Independence of Observations: Observations are independent.
testpoe(Ordinal_model) -- Test for Proportional Odds
Limitations
- Proportional Odds: Violations indicate diRering relationships between predictors and categories. - Personally dislike this method because it seems odds for interpretation; multinomial regression can be accomplished by using family = multinomial() in glm, but doesn’t factor order
Log-Binomial Regression
What, When Why
Estimates relative risks directly for binary outcomes, providing straightforward interpretations of predictor effects
How
LB_model <- glm(Dependent ~ Predictor,
data = YourData ,
family = binomial(link = "log"))
Assumptions - Binomial Distribution: Outcome variable follows a binomial distribution. - Log-linearity: Predictors have a log-linear relationship with the log- odds.
Limitations
- Convergence Issues: May not converge, especially with small sample sizes or high outcome prevalence.
Model Selection
What, When, Why
Use the computer to select model covariates to optimize the model. I believe this is most useful for predictive models although in data where little is known about covariates it can provide useful insight.
How
full_model <- lm(y ~ ., data = data)
stepwise_model <- stepAIC(full_model, direction = "both")

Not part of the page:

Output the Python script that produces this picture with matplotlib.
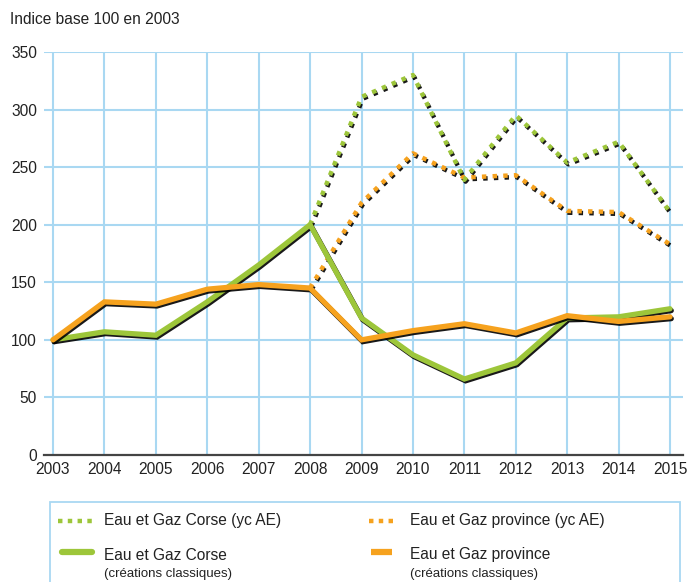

Notes: Direction can be “both”, “forward”, “backward” Forward : Start at empty model and add important variables Backward : Start at full model and remove variable with minimal impact Both : Start at nothing and add, however allows computer to remove or go backwards to provide optimal output
Limitations
- Computational Demand: Realistically you always want to use both in prediction as it will always provide the best output (forward is good for discovery though). However, in cases where your model has extensive dimensions you may opt for forward or backward due to computational demand of using the “both” setting with lots of data.